As we proceed with this problem, we’ll also see how it serves as a good example of the diachronic interpretation of the Bayes' theorem - i.e., how it helps us update our belief about a given hypothesis once we’ve seen more data.

1. Our priors about the two hypotheses would be naive, in that we would expect both hypotheses to be equiprobable, since we haven’t considered the color distribution yet. Thus, $P(H_{a}) = P(H_{b}) = \frac{1}{2}$
2. The likelihoods for the respective hypotheses can be readily obtained from the color distribution. Recall that $P(D|H_{a})$ is simply the probability that the observed data (one green, one yellow) is true for hypothesis $H_{a}$. Thus, $P(D|H_{a})$ equals the probability that the yellow M&M is from 1994 and the green one is from 1996. From the table, these values are both $\frac{1}{5}$. Thus, $P(D|H_{a}) = \frac{1}{25}$. Similarly, $P(D|H_{b}) = \frac{14}{100} \times \frac{10}{100} = \frac{7}{500}$.
3. Note that for each hypothesis, the product of the first two columns makes up the numerator of the right hand side of Bayes' equation.

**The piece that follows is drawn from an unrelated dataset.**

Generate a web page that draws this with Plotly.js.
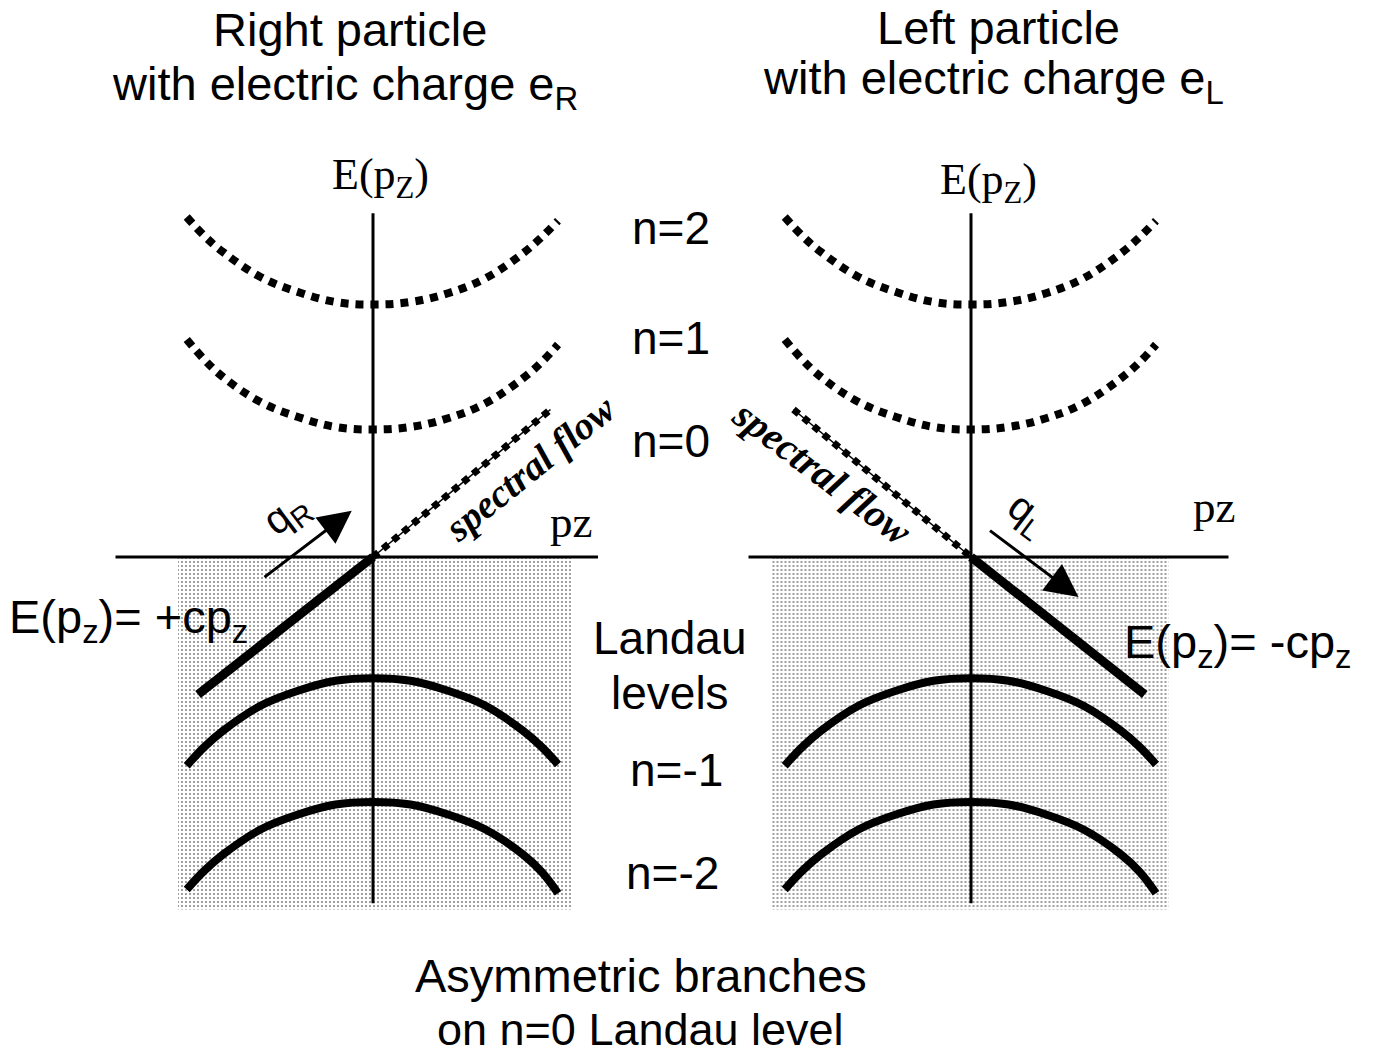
<!DOCTYPE html>
<html>
<head>
<meta charset="utf-8">
<script src="https://cdn.plot.ly/plotly-3.0.1.min.js"></script>
<style>html,body{margin:0;padding:0;background:#fff;}#chart{width:1375px;height:1057px;}</style>
</head>
<body>
<div id="chart"></div>
<script>
// ---- data (pz, E units; both panels share the same level shapes) ----
const levelPz  = [-1.49, -1.35, -1.20, -0.90, -0.60, -0.30, 0, 0.30, 0.60, 0.90, 1.20, 1.35, 1.48];
const level2E  = [2.72, 2.57, 2.44, 2.24, 2.12, 2.04, 2.02, 2.04, 2.11, 2.23, 2.43, 2.56, 2.69];
const level1E  = [1.74, 1.58, 1.44, 1.24, 1.12, 1.04, 1.02, 1.04, 1.11, 1.23, 1.43, 1.56, 1.70];
const levelM1E = [-1.67, -1.52, -1.39, -1.19, -1.07, -0.99, -0.97, -0.99, -1.07, -1.19, -1.39, -1.52, -1.66];
const levelM2E = [-2.66, -2.51, -2.38, -2.18, -2.06, -1.98, -1.96, -1.98, -2.06, -2.18, -2.38, -2.52, -2.69];

const rightBranchSolidPz = [-1.40, 0];      // E = +c pz (filled part)
const rightBranchSolidE  = [-1.10, 0];
const rightBranchFlowPz  = [0, 1.42];       // spectral flow part
const rightBranchFlowE   = [0, 1.18];
const leftBranchFlowPz   = [-1.42, 0];
const leftBranchFlowE    = [1.18, 0];
const leftBranchSolidPz  = [0, 1.39];       // E = -c pz (filled part)
const leftBranchSolidE   = [0, -1.10];

const hAxisLeftPz  = [-2.06, 1.80];
const hAxisRightPz = [-1.78, 2.06];
const vAxisE       = [2.75, -2.77];
const seaLeftPz    = [-1.56, 1.59];
const seaRightPz   = [-1.60, 1.58];
const seaE         = [0, -2.82];

const levelLabels  = ["n=2", "n=1", "n=0", "Landau", "levels", "n=-1", "n=-2"];
const levelLabelE  = [2.63, 1.75, 0.93, -0.65, -1.09, -1.70, -2.53];
const levelLabelX  = [0.488, 0.488, 0.488, 0.487, 0.487, 0.492, 0.489];

const titleRight = ["Right particle", "with electric charge e<sub>R</sub>"];
const titleLeft  = ["Left particle", "with electric charge e<sub>L</sub>"];
const footer     = ["Asymmetric branches", "on n=0 Landau level"];

// ---- styling helpers ----
const SANS = "Liberation Sans, Arial, sans-serif";
const SERIF = "Liberation Serif, Times New Roman, serif";
const BLACK = "#000";

function line(xs, ys, xa, width, dash) {
  return {x: xs, y: ys, xaxis: xa, yaxis: "y", mode: "lines", type: "scatter",
          line: {color: BLACK, width: width, dash: dash || "solid", shape: "linear"},
          hoverinfo: "skip", showlegend: false};
}
function curve(xs, ys, xa, width, dash) {
  const t = line(xs, ys, xa, width, dash);
  t.line.shape = "spline"; t.line.smoothing = 1.1;
  return t;
}
function sea(pz, xa) {
  return {x: [pz[0], pz[1], pz[1], pz[0], pz[0]], y: [seaE[0], seaE[0], seaE[1], seaE[1], seaE[0]],
          xaxis: xa, yaxis: "y", mode: "lines", type: "scatter", fill: "toself",
          fillcolor: "rgba(0,0,0,0)",
          fillpattern: {shape: ".", size: 4, solidity: 0.2, fgcolor: "#808080", bgcolor: "#fff"},
          line: {width: 0, color: "rgba(0,0,0,0)"}, hoverinfo: "skip", showlegend: false};
}

const traces = [];
["x", "x2"].forEach(function (xa) {
  traces.push(sea(xa === "x" ? seaLeftPz : seaRightPz, xa));
});
["x", "x2"].forEach(function (xa) {
  traces.push(line(xa === "x" ? hAxisLeftPz : hAxisRightPz, [0, 0], xa, 3));
  traces.push(line([0, 0], vAxisE, xa, 3));
  traces.push(curve(levelPz, level2E, xa, 8, "8px,7px"));
  traces.push(curve(levelPz, level1E, xa, 8, "8px,7px"));
  traces.push(curve(levelPz, levelM1E, xa, 8));
  traces.push(curve(levelPz, levelM2E, xa, 8));
});
// Right particle branch
traces.push(line(rightBranchSolidPz, rightBranchSolidE, "x", 9));
traces.push(line(rightBranchFlowPz, rightBranchFlowE, "x", 1.5));
traces.push(line(rightBranchFlowPz, rightBranchFlowE, "x", 7, "7px,6px"));
// Left particle branch
traces.push(line(leftBranchSolidPz, leftBranchSolidE, "x2", 9));
traces.push(line(leftBranchFlowPz, leftBranchFlowE, "x2", 1.5));
traces.push(line(leftBranchFlowPz, leftBranchFlowE, "x2", 7, "7px,6px"));

function txt(text, x, y, xref, size, family, extra) {
  return Object.assign({text: text, x: x, y: y, xref: xref, yref: "y", showarrow: false,
    font: {size: size, family: family, color: BLACK}, xanchor: "center", yanchor: "middle"}, extra || {});
}

const ann = [];
function ptxt(text, xp, yp, size) {
  return {text: text, x: xp, y: yp, xref: "paper", yref: "paper", showarrow: false,
          font: {size: size, family: SANS, color: BLACK}, xanchor: "center", yanchor: "middle"};
}
ann.push(ptxt(titleRight[0], 350 / 1375, 1 - 30 / 1057, 47));
ann.push(ptxt(titleRight[1], 345 / 1375, 1 - 87 / 1057, 47));
ann.push(ptxt(titleLeft[0], 998 / 1375, 1 - 27 / 1057, 47));
ann.push(ptxt(titleLeft[1], 993 / 1375, 1 - 81 / 1057, 47));
ann.push(ptxt(footer[0], 641 / 1375, 1 - 975 / 1057, 47));
ann.push(ptxt(footer[1], 640 / 1375, 1 - 1029 / 1057, 45));

levelLabels.forEach(function (t, i) {
  ann.push(txt(t, levelLabelX[i], levelLabelE[i], "paper", 46, SANS));
});

// axis labels
ann.push(txt("E(p<sub>Z</sub>)", 0.06, 3.04, "x", 44, SERIF));
ann.push(txt("E(p<sub>Z</sub>)", 0.14, 3.00, "x2", 44, SERIF));
ann.push(txt("pz", 1.58, 0.28, "x", 45, SERIF));
ann.push(txt("pz", 1.94, 0.40, "x2", 45, SERIF));

// spectral flow labels
ann.push(txt("<b><i>spectral flow</i></b>", 1.26, 0.71, "x", 39, SERIF, {textangle: -39}));
ann.push(txt("<b><i>spectral flow</i></b>", -1.19, 0.68, "x2", 40, SERIF, {textangle: 37}));

// dispersion labels
ann.push(txt("E(p<sub>z</sub>)= +cp<sub>z</sub>", -2.93, -0.50, "x", 47, SANS, {xanchor: "left"}));
ann.push(txt("E(p<sub>z</sub>)= -cp<sub>z</sub>", 1.21, -0.70, "x2", 47, SANS, {xanchor: "left"}));

// chirality arrows
ann.push({x: -0.17, y: 0.37, ax: -0.88, ay: -0.17, xref: "x", yref: "y", axref: "x", ayref: "y",
          showarrow: true, arrowhead: 2, arrowsize: 2.2, arrowwidth: 3, arrowcolor: BLACK, text: ""});
ann.push({x: 0.86, y: -0.32, ax: 0.14, ay: 0.22, xref: "x2", yref: "y", axref: "x2", ayref: "y",
          showarrow: true, arrowhead: 2, arrowsize: 2.2, arrowwidth: 3, arrowcolor: BLACK, text: ""});
ann.push(txt("q<sub>R</sub>", -0.69, 0.34, "x", 41, SANS, {textangle: -37}));
ann.push(txt("q<sub>L</sub>", 0.45, 0.34, "x2", 41, SANS, {textangle: 37}));

const axisBase = {showgrid: false, zeroline: false, showline: false, showticklabels: false, ticks: "", fixedrange: true};
const layout = {
  width: 1375, height: 1057,
  margin: {l: 0, r: 0, t: 0, b: 0, pad: 0},
  paper_bgcolor: "#fff", plot_bgcolor: "rgba(0,0,0,0)",
  showlegend: false,
  xaxis:  Object.assign({}, axisBase, {domain: [0, 0.5], range: [-2.984, 2.516], anchor: "y"}),
  xaxis2: Object.assign({}, axisBase, {domain: [0.5, 1], range: [-2.268, 3.232], anchor: "y"}),
  yaxis:  Object.assign({}, axisBase, {domain: [0, 1], range: [-4.0, 4.456]}),
  annotations: ann
};
Plotly.newPlot("chart", traces, layout, {displayModeBar: false, staticPlot: true});
</script>
</body>
</html>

So far so good, but I was stuck for a while before I could understand Downey’s explanation of how he calculated the normalizing constant for the two cases. He writes that the third column is just the sum of the products of the first two columns. This means, that the normalizing constant is just the sum of the numerators for the respective Bayes' equations for the two scenarios. So,

$$P(D) = P(H_{a})P(D|H_{a}) + P(H_{b})P(D|H_{b})$$

Thus,

$$P(D) = \frac{1}{2} \times \frac{1}{25} + \frac{1}{2} \times \frac{7}{500} = \frac{27}{1000}$$

The catch is that this equation is perfectly in line with the second equation, subject to the assumption that both hypothesis are mutually exclusive (only one can be true) and collectively exhaustive (at least one must be true).

Since we now know all the values required to calculate the posteriors of both hypothesis, the rest is just arithmetic. It turns out that $P(H_{a}|D) = \frac{20}{27}$ and $P(H_{b}|D) = \frac{7}{27}$.

This was so much fun on paper, I can’t wait to use these methods in Python. Needless to say I’m pretty excited about working through Think Bayes.